In het museum komt de geschiedenis van de schaats tot leven. De eerste schaatsers bewogen zich voort op botten van koeien of herten, de topsporters van vandaag maken gebruik van geavanceerde klapschaatsen. Voor Bootsma, in 1959 zelf vierde van Friesland op de korte baan, hoeft het experimenteren met computergestuurde klapschaatsen niet zo nodig.

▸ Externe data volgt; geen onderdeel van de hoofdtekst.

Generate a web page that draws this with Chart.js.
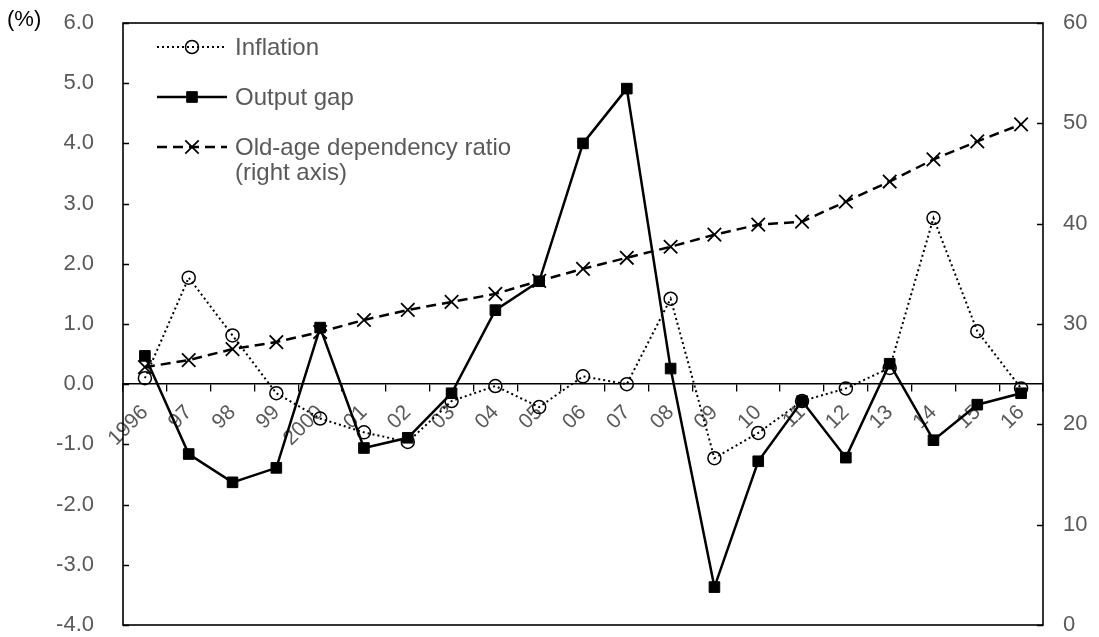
<!DOCTYPE html>
<html><head><meta charset="utf-8">
<script src="https://cdn.jsdelivr.net/npm/chart.js@4/dist/chart.umd.min.js"></script>
<style>html,body{margin:0;padding:0;background:#fff;}canvas{display:block;}</style>
</head><body>
<canvas id="c" width="1099" height="637"></canvas>
<script>
const years = ['1996','97','98','99','2000','01','02','03','04','05','06','07','08','09','10','11','12','13','14','15','16'];
const inflation = [0.10,1.77,0.81,-0.15,-0.57,-0.80,-0.96,-0.28,-0.03,-0.38,0.13,0.00,1.42,-1.23,-0.81,-0.28,-0.07,0.27,2.76,0.88,-0.07];
const outputGap = [0.47,-1.16,-1.63,-1.39,0.94,-1.06,-0.89,-0.15,1.23,1.71,4.00,4.91,0.26,-3.37,-1.28,-0.28,-1.22,0.34,-0.93,-0.34,-0.15];
const oldAgeRatio = [25.7,26.4,27.5,28.2,29.2,30.4,31.4,32.2,33.0,34.3,35.5,36.6,37.7,38.9,39.9,40.2,42.2,44.2,46.4,48.2,49.9];
const leftAxisRange = [-4, 6, 1];
const rightAxisRange = [0, 60, 10];
const unitLabel = '(%)';
const seriesNames = ['Inflation', 'Output gap', ['Old-age dependency ratio', '(right axis)']];

const FONT = "'Liberation Sans', Arial, Helvetica, sans-serif";
const GRAY = '#595959';

function drawMarker(ctx, style, r, x, y, bw) {
  ctx.save();
  ctx.setLineDash([]);
  ctx.lineWidth = bw;
  ctx.strokeStyle = '#000';
  ctx.fillStyle = '#000';
  ctx.beginPath();
  if (style === 'circle') {
    ctx.arc(x, y, r, 0, Math.PI * 2);
    ctx.stroke();
  } else if (style === 'rect') {
    const s = Math.SQRT1_2 * r;
    ctx.rect(x - s, y - s, 2 * s, 2 * s);
    ctx.fill();
    ctx.stroke();
  } else if (style === 'crossRot') {
    const s = Math.SQRT1_2 * r;
    ctx.moveTo(x - s, y - s); ctx.lineTo(x + s, y + s);
    ctx.moveTo(x - s, y + s); ctx.lineTo(x + s, y - s);
    ctx.stroke();
  }
  ctx.restore();
}

function noPad(s) {
  s.paddingTop = 0; s.paddingBottom = 0;
}

const framePlugin = {
  id: 'frame',
  afterDatasetsDraw(chart) {
    const ctx = chart.ctx, a = chart.chartArea;
    ctx.save();
    ctx.strokeStyle = '#000';
    ctx.lineWidth = 1.6;
    ctx.setLineDash([]);
    ctx.strokeRect(a.left, a.top, a.right - a.left, a.bottom - a.top);
    ctx.lineWidth = 1.3;
    ctx.beginPath();
    chart.scales.y.ticks.forEach(t => {
      const py = Math.round(chart.scales.y.getPixelForValue(t.value)) + 0.5;
      ctx.moveTo(a.left, py); ctx.lineTo(a.left + 6, py);
    });
    chart.scales.y1.ticks.forEach(t => {
      const py = Math.round(chart.scales.y1.getPixelForValue(t.value)) + 0.5;
      ctx.moveTo(a.right - 6, py); ctx.lineTo(a.right, py);
    });
    ctx.stroke();
    ctx.restore();
  },
  afterDraw(chart) {
    const ctx = chart.ctx, a = chart.chartArea;
    ctx.save();
    ctx.fillStyle = '#000';
    ctx.font = '22px ' + FONT;
    ctx.textAlign = 'left';
    ctx.textBaseline = 'middle';
    ctx.fillText(unitLabel, 7, 20);
    const x0 = a.left + 34, x1 = x0 + 70, tx = x1 + 8;
    let y = a.top + 24;
    chart.data.datasets.forEach(ds => {
      ctx.save();
      ctx.strokeStyle = '#000';
      ctx.lineWidth = ds.borderWidth;
      ctx.setLineDash(ds.borderDash || []);
      ctx.beginPath();
      ctx.moveTo(x0, y); ctx.lineTo(x1, y);
      ctx.stroke();
      ctx.restore();
      drawMarker(ctx, ds.pointStyle, ds.pointRadius, (x0 + x1) / 2, y, ds.pointBorderWidth);
      ctx.fillStyle = GRAY;
      ctx.font = '24px ' + FONT;
      ctx.textAlign = 'left';
      ctx.textBaseline = 'middle';
      const lines = Array.isArray(ds.label) ? ds.label : [ds.label];
      lines.forEach((l, i) => ctx.fillText(l, tx, y + 1 + i * 25));
      y += 50;
    });
    ctx.restore();
  }
};

new Chart(document.getElementById('c'), {
  type: 'line',
  data: {
    labels: years,
    datasets: [
      {
        label: seriesNames[0], data: inflation, yAxisID: 'y', order: 1,
        borderColor: '#000', borderWidth: 2, borderDash: [2, 3],
        pointStyle: 'circle', pointRadius: 6.5, pointBorderWidth: 1.5,
        pointBackgroundColor: 'rgba(0,0,0,0)', pointBorderColor: '#000', tension: 0, fill: false
      },
      {
        label: seriesNames[1], data: outputGap, yAxisID: 'y', order: 0,
        borderColor: '#000', borderWidth: 2.5, borderDash: [],
        pointStyle: 'rect', pointRadius: 7.5, pointBorderWidth: 1,
        pointBackgroundColor: '#000', pointBorderColor: '#000', tension: 0, fill: false
      },
      {
        label: seriesNames[2], data: oldAgeRatio, yAxisID: 'y1', order: 2,
        borderColor: '#000', borderWidth: 2.5, borderDash: [10, 6],
        pointStyle: 'crossRot', pointRadius: 9.5, pointBorderWidth: 1.8,
        pointBackgroundColor: '#000', pointBorderColor: '#000', tension: 0, fill: false
      }
    ]
  },
  options: {
    responsive: false,
    animation: false,
    devicePixelRatio: 1,
    events: [],
    layout: { padding: { top: 23, bottom: 12, left: 0, right: 0 } },
    plugins: { legend: { display: false }, tooltip: { enabled: false }, title: { display: false } },
    scales: {
      x: {
        type: 'category', offset: true, position: { y: 0 },
        grid: { offset: true, drawOnChartArea: false, drawTicks: true, tickLength: 7, color: '#000', lineWidth: 1.3 },
        border: { display: true, color: '#000', width: 1.6 },
        ticks: { color: GRAY, font: { family: FONT, size: 21 }, minRotation: 45, maxRotation: 45, autoSkip: false, padding: 9 },
        afterFit(s) { s.paddingLeft = 0; s.paddingRight = 0; }
      },
      y: {
        position: 'left', min: leftAxisRange[0], max: leftAxisRange[1],
        ticks: { stepSize: leftAxisRange[2], callback: v => Number(v).toFixed(1), color: GRAY, font: { family: FONT, size: 22 }, padding: 29 },
        grid: { display: false, drawTicks: false },
        border: { display: false },
        afterFit(s) { s.width = 123; noPad(s); }
      },
      y1: {
        position: 'right', min: rightAxisRange[0], max: rightAxisRange[1],
        ticks: { stepSize: rightAxisRange[2], color: GRAY, font: { family: FONT, size: 22 }, padding: 20 },
        grid: { display: false, drawTicks: false },
        border: { display: false },
        afterFit(s) { s.width = 56; noPad(s); }
      }
    }
  },
  plugins: [framePlugin]
});
</script>
</body></html>
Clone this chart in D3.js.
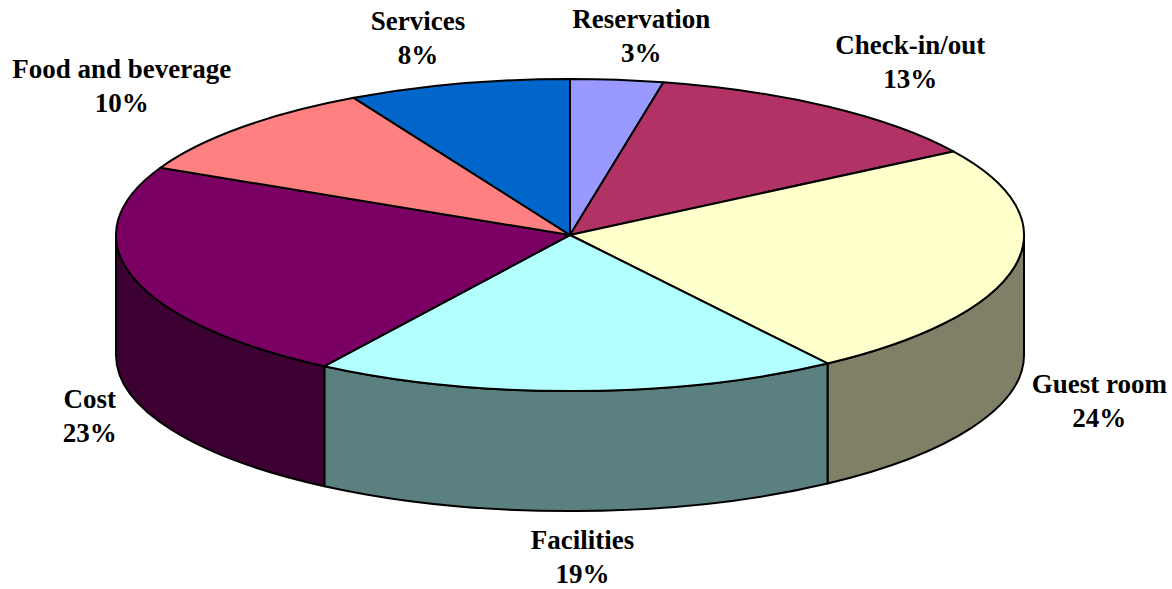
<!DOCTYPE html>
<html>
<head>
<meta charset="utf-8">
<script src="https://cdn.jsdelivr.net/npm/d3@7"></script>
<style>
  html, body { margin: 0; padding: 0; background: #fff; }
  svg { display: block; }
</style>
</head>
<body>
<div id="chart"></div>
<script>
// Data (percent shares, clockwise from 12 o'clock)
const categories = ['Reservation', 'Check-in/out', 'Guest room', 'Facilities', 'Cost', 'Food and beverage', 'Services'];
const values = [3.3, 12.7, 24.4, 18.7, 23.0, 10, 7.9];
const colors = ['#9999FF', '#B13366', '#FFFFCC', '#B3FFFF', '#7A0064', '#FF8080', '#0066CC'];

// small hand nudges for the label boxes (Excel placed them a bit loosely)
const labelNudge = [[13, 10], [16, 0], [-21, 4], [4, -8], [21, 4], [-11, -4], [-19, 7]];

const width = 1172;
const height = 589;
const cx = 570;
const cy = 235;
const rx = 454;
const ry = 156;
const depth = 120;

const svg = d3.select('#chart')
  .append('svg')
  .attr('width', width)
  .attr('height', height);

const color = d3.scaleOrdinal().domain(categories).range(colors);

const pie = d3.pie().sort(null).value(d => d.value);
const slices = pie(categories.map((c, i) => ({ label: c, value: values[i], idx: i })));

// point on the ellipse for an angle (0 = top, clockwise)
function pt(a, dy = 0) {
  return [cx + rx * Math.sin(a), cy - ry * Math.cos(a) + dy];
}

function topPath(d) {
  const p0 = pt(d.startAngle);
  const p1 = pt(d.endAngle);
  const large = d.endAngle - d.startAngle > Math.PI ? 1 : 0;
  return `M${cx},${cy}L${p0[0]},${p0[1]}A${rx},${ry} 0 ${large} 1 ${p1[0]},${p1[1]}Z`;
}

function sidePath(d) {
  const s = Math.max(d.startAngle, Math.PI / 2);
  const e = Math.min(d.endAngle, Math.PI * 1.5);
  if (e <= s) return null;
  const a0 = pt(s), a1 = pt(e), b1 = pt(e, depth), b0 = pt(s, depth);
  return `M${a0[0]},${a0[1]}A${rx},${ry} 0 0 1 ${a1[0]},${a1[1]}` +
    `L${b1[0]},${b1[1]}A${rx},${ry} 0 0 0 ${b0[0]},${b0[1]}Z`;
}

// sides (front half only), half as bright as the top
svg.append('g')
  .selectAll('path')
  .data(slices.filter(d => sidePath(d)))
  .enter()
  .append('path')
  .attr('d', sidePath)
  .attr('fill', d => {
    const c = d3.rgb(color(d.data.label));
    return d3.rgb(c.r * 0.5, c.g * 0.5, c.b * 0.5).formatHex();
  })
  .attr('stroke', '#000')
  .attr('stroke-width', 2)
  .attr('stroke-linejoin', 'round');

// tops
svg.append('g')
  .selectAll('path')
  .data(slices)
  .enter()
  .append('path')
  .attr('d', topPath)
  .attr('fill', d => color(d.data.label))
  .attr('stroke', '#000')
  .attr('stroke-width', 2)
  .attr('stroke-linejoin', 'round');

// labels: placed outside the slice middle, box edge facing the pie
const fontSize = 27;
const lineGap = 34;
const labels = svg.append('g')
  .selectAll('text')
  .data(slices)
  .enter()
  .append('text')
  .attr('text-anchor', 'middle')
  .style('font-family', '"Times New Roman", "Liberation Serif", serif')
  .style('font-weight', 'bold')
  .style('font-size', fontSize + 'px')
  .style('fill', '#000');

labels.each(function(d) {
  const t = d3.select(this);
  const i = d.data.idx;
  const l1 = t.append('tspan').text(d.data.label);
  const l2 = t.append('tspan').text(Math.round(d.data.value) + '%');
  const w = Math.max(l1.node().getComputedTextLength(), l2.node().getComputedTextLength());
  const a = (d.startAngle + d.endAngle) / 2;
  const s = Math.sin(a), c = Math.cos(a);
  let x = cx + s * (rx + 40 + w / 2);
  let y = cy - c * (ry + 20 + lineGap) + (c < 0 ? depth : 0);
  x += labelNudge[i][0];
  y += labelNudge[i][1];
  t.selectAll('tspan')
    .attr('x', x)
    .attr('y', (_, k) => y - lineGap / 2 + 9 + k * lineGap);
});
</script>
</body>
</html>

Achterin bevinden zich enkele fraaie diorama’s: historische, op schaal nagebootste winterse taferelen van families in klederdracht op de schaats. Riet langs de kant, sneeuw op de grond. Links een gezin uit Marken, in het midden Volendam, rechts Hindeloopen. Vader, moeder, kinderen, allen op de schaats.
Bijzonder zijn ook de nagebouwde werkplaatsen van een schaatsenmakerij, een lakkerij, een leermakerij en een smederij. Bezoekers krijgen daar een realistisch kijkje in de tijd van toen. „Er zijn nogal wat schaatsfabrikanten gestopt. Ik ben er langsgegaan om te vragen of ik hun gereedschap mocht hebben.” Bootsma heeft heel wat historisch materiaal van het grofvuil gered.
Schaatsen is in Nederland onlosmakelijk verbonden met de Elfstedentocht. Het museum besteedt in een aparte ruimte aandacht aan dé tocht. Prijswinnaars staan in het zonnetje. Achter het glas hangen gouden en zilveren medailles. En tientallen kruisjes en stempelkaarten. ”W. A. van Buren”, staat er boven aan de stempelkaart van prins Willem-Alexander.
Ouderen staat de tocht der tochten uit 1963 in het geheugen gegrift. Tinus Udding komt bij een temperatuur van -18 graden Celsius als 31e over de finish met een tweedegraads bevriezing. Een deel van zijn teen is afgevroren. „Ik kreeg jaren later de teen aangeboden”, vertelt Bootsma. „Ik dacht eerst dat het een geintje was.” Heel bijzonder vindt hij de nagel met een verdroogd stuk vel overigens niet. „Er vriest vaker een teen af.”
De privécollectie wordt meer dan eens spontaan aangevuld. Tijdens de Elfstedentocht van 1997 komt schaatser Jan Uitham –de nummer twee van 1963– vlak voor de finish ten val en breekt zijn heup. „Ik krijg de ijzeren pinnen uit z’n heup nog. De röntgenfoto’s heb ik al.”
Het schaatsmuseum –mét pannenkoekenhuis, winkel en atelier– trekt jaarlijks zo’n 20.000 bezoekers. Bootsma is het hele jaar door geopend. „Mijn vrouw en ik vinden dit schitterend. Dit is ons leven.”